How To Take Advantage of Market Dips & Market Update

woman sitting in front of macbook


That is what I will be doing over the coming weeks during these market dips. The stock market has obviuosly gone a new path, not only on inflation fear. But clear inflation data.

“The Consumer Price Index, which measures a basket of goods as well as energy and housing costs, rose 4.2% from a year earlier. A Dow Jones survey had expected a 3.6% increase. The month-to-month gain was 0.8%, against the expected 0.2%.”

CNBC News 5/12/2021

In April inflation numbers which are shown in all types of consumer prices, rose significantly. This has investers worried if the FED has everything under control. The FED stated last week they are mindful, but honestly this number is higher than I anticipated. More downside is expected in stocks

Check out a post I did last week, when it was just inflation FEAR running the market. Not data.

Take A Step Back

Remind yourself of what your investing goals are. For most, it will be to buy and hold for 5,10, 20 plus years. In that case, this is nothing to worry about at all.

It is just a small part of your big investing timeline.

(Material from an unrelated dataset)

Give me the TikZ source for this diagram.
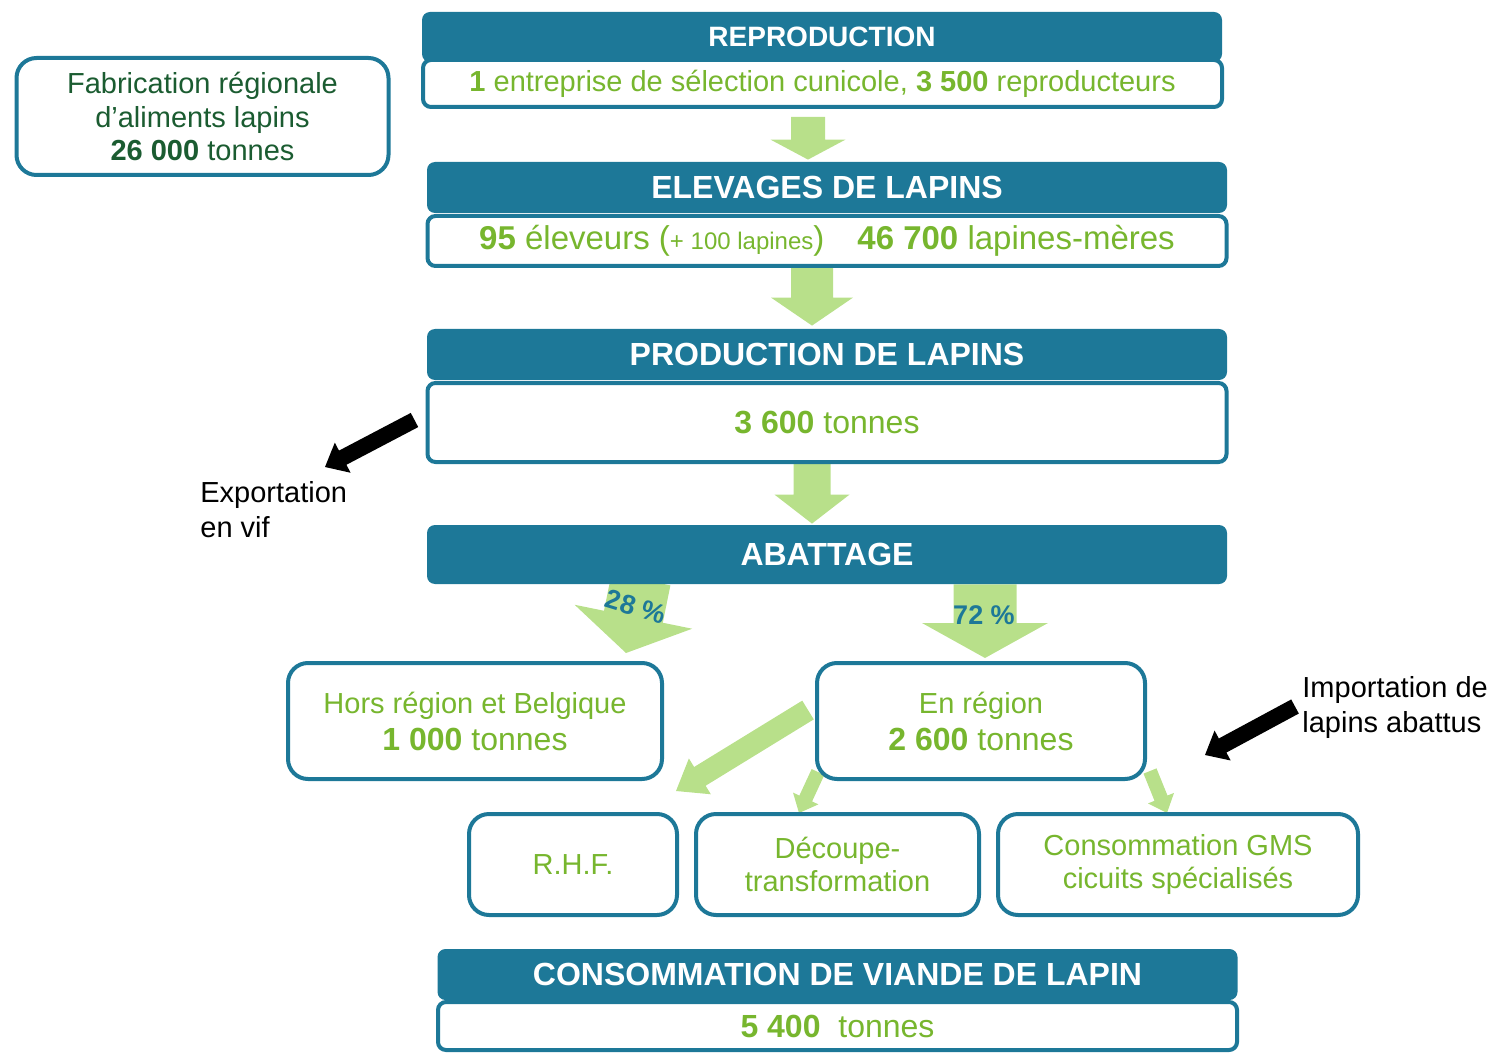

Growth Stocks Are Getting Hurt The Most

If you take a look at all stocks you will see a clear descrepancy beween growth and value companies.

Growth Stocks

Growth stocks are stocks which are speculated to give higher percentage returns. Their market caps tend to be lower, which is why they have a lot more upside.

  • Spotify
  • Uber
  • Zillow
  • Square
  • Nvidia
  • Penn National Gaming
  • Roku

These companies need to take on a lot of debt/loans to propel their business. When inflating rises at high rates this debt becomes tougher to pay off. That is why these companies may struggle for the time being. Investers fear if the company will be able to pay back loans efficiently.

Values Stocks

Value stocks are ones that have been around for a long time. They have a commanding position in their sectors and are proven to be profitable year by year. Their returns are lower making them conservative investments.

  • Microsoft
  • Apple
  • Cocoa-Cola
  • Pfizer
  • Verizon
  • AT&T
  • Walmart
  • Johnjon & Johnson

These types of companies are GIANT brands. They dont have a lot of debt, so inflation does not matter as much compared to growth companies. But some are subject to concern depending on what kind of service they sell and how prices react to inflation.

How To Capitalize

Before you go and buy a ton of stocks there are some things you must consider.

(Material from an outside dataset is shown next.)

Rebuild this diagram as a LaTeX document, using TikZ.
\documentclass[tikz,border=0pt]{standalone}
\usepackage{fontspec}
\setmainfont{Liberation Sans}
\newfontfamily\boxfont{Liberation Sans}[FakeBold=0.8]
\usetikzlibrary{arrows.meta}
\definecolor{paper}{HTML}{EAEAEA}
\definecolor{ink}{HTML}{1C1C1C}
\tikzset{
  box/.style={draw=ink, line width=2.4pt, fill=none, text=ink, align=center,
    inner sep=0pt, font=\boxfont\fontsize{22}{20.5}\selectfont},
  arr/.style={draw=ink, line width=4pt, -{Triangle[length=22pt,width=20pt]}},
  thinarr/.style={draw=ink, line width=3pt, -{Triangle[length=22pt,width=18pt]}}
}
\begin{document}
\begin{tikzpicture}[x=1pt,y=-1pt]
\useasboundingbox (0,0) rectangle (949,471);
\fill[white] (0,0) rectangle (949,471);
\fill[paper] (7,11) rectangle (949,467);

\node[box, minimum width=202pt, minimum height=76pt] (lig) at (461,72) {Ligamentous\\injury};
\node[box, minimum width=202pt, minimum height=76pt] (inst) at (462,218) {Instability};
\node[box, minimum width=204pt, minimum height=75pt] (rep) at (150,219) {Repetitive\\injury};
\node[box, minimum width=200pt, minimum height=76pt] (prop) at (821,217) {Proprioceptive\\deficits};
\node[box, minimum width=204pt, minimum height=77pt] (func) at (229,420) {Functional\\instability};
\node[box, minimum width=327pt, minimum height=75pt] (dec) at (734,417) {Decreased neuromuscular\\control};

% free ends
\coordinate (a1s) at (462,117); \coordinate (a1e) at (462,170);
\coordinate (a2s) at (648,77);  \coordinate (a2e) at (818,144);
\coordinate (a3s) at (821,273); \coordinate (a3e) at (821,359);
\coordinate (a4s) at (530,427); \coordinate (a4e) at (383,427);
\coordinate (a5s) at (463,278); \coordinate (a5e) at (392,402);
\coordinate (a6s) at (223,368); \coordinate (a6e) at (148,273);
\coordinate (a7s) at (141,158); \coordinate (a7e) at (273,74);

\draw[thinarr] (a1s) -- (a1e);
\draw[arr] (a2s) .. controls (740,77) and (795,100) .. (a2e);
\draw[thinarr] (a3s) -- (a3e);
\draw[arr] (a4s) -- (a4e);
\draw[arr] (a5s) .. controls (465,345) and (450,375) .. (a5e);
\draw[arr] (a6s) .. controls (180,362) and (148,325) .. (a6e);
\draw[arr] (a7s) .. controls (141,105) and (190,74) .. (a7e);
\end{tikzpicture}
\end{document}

  1. How long do YOU personally think this correction will last?
    If you think it’ll end this week, then buy now. In 3 months, then maybe take a back seat and see how things play out.
  2. How is the company you want to buy comparing to it’s competitors?
    This is an EXTREMELY IMPORTANT one. Look at how much the company is down percentage wise vs. competition. Since the top of the market. (May 10th.)

    This will give you some insight on how well a company is positioned. If your company is down worse than its predeseccors, maybe it isn’t the best choice. Maybe it’s business flaws are finally coming to fruition which investers are seeing and taking action of.

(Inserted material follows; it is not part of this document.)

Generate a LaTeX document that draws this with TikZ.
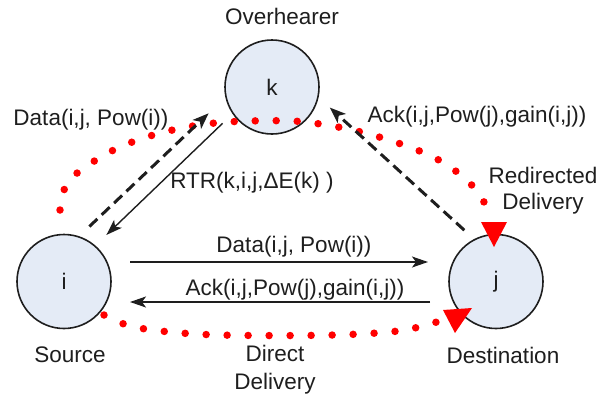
\documentclass[tikz,border=0pt]{standalone}
\usepackage{fontspec}
\setmainfont{Liberation Sans}
\usetikzlibrary{arrows.meta,calc}
\definecolor{nodefill}{RGB}{228,235,246}
\definecolor{ink}{RGB}{30,30,30}
\begin{document}
\begin{tikzpicture}[x=1pt,y=-1pt,
  station/.style={circle,draw=ink,line width=1.6pt,fill=nodefill,minimum size=94pt,
    inner sep=0pt,outer sep=0pt,font=\fontsize{22.5}{27}\selectfont,text=ink},
  lbl/.style={font=\fontsize{22.5}{27}\selectfont,text=ink,inner sep=0pt,align=center},
  msg/.style={line width=1.4pt,draw=ink,-{Stealth[length=16pt,width=11pt,inset=4pt]}},
  overheard/.style={line width=3pt,draw=ink,dash pattern=on 11pt off 6pt,
    -{Stealth[length=16pt,width=12pt,inset=4pt]}},
  route/.style={draw=red,line width=7.5pt,line cap=round,dash pattern=on 0pt off 21pt},
  routetip/.style={fill=red,draw=none}]
\useasboundingbox (0,0) rectangle (600,397);

% stations
\node[station] (k) at (272,87) {k};
\node[station] (i) at (64,281.5) {i};
\node[station] (j) at (496,281.5) {j};

% red delivery routes
\draw[route] plot[smooth,tension=0.6] coordinates {(60,210) (64,190) (76,174) (96,160)
  (120,147) (150,136) (182,128) (215,123) (250,121) (292,121) (320,124) (357,131)
  (398,143) (435,158) (462,176) (480,195) (488,212)};
\fill[routetip] (481,222) -- (507,222) -- (494,247) -- cycle;
\draw[route] plot[smooth,tension=0.6] coordinates {(104,315) (130,326) (170,332)
  (220,335) (300,335.5) (360,334) (405,330) (440,321)};
\fill[routetip] (443,310) -- (472,308) -- (455,333) -- cycle;

% direct messages between source and destination
\draw[msg,shorten <=19pt,shorten >=21pt] ([yshift=19.5pt]i.east) -- ([yshift=19.5pt]j.west);
\draw[msg,shorten <=19pt,shorten >=19pt] ([yshift=-20.5pt]j.west) -- ([yshift=-20.5pt]i.east);

% overheard messages and the redirect request
\draw[overheard,shorten <=15pt,shorten >=24pt] (i.72.2) -- (k.192.3);
\draw[overheard,shorten <=14pt,shorten >=16pt] (j.117.4) -- (k.348);
\draw[msg,shorten <=14.5pt,shorten >=16pt] (k.214) -- (i.49.5);

% labels
\node[lbl] (over) at (282,16) {Overhearer};
\node[lbl] (src) at (70,355) {Source};
\node[lbl] (dst) at (503,355) {Destination};
\node[lbl] (direct) at (275,370) {Direct\\[1pt]Delivery};
\node[lbl] (redir) at (543,191) {Redirected\\[-1pt]Delivery};
\node[lbl] (dataup) at (91,120) {Data(i,j, Pow(i))};
\node[lbl] (ackup) at (477,117) {Ack(i,j,Pow(j),gain(i,j))};
\node[lbl] (rtr) at (252,183) {RTR(k,i,j,ΔE(k) )};
\node[lbl] (datah) at (294,247) {Data(i,j, Pow(i))};
\node[lbl] (ackh) at (295,290) {Ack(i,j,Pow(j),gain(i,j))};
\end{tikzpicture}
\end{document}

    Examples are… Zillow vs. Redfin, AMD vs. Nvidia, Roku vs. Netflix, cruiselines, airlines, Starbucks vs. Dunkin Donuts.
  3. Dollar Cost Average into positions. (DCA)
    This method is buying small portion sizes of a stock every week, month, 3 months. To try and get the best possible price. It is too stressful and difficult to predict the bottom of a stocks price and buy there. Instead buy a little bit every so often as this market mess continues. Ensuring you establish a good position.

STOP Looking At Your Portfolio Everyday!!

All this does is give you stress and anxiety seeing your returns drop. Are you in it for the long haul or not? Your returns will be INSANE in 20 years, dont let this bumb in the road detour you off course.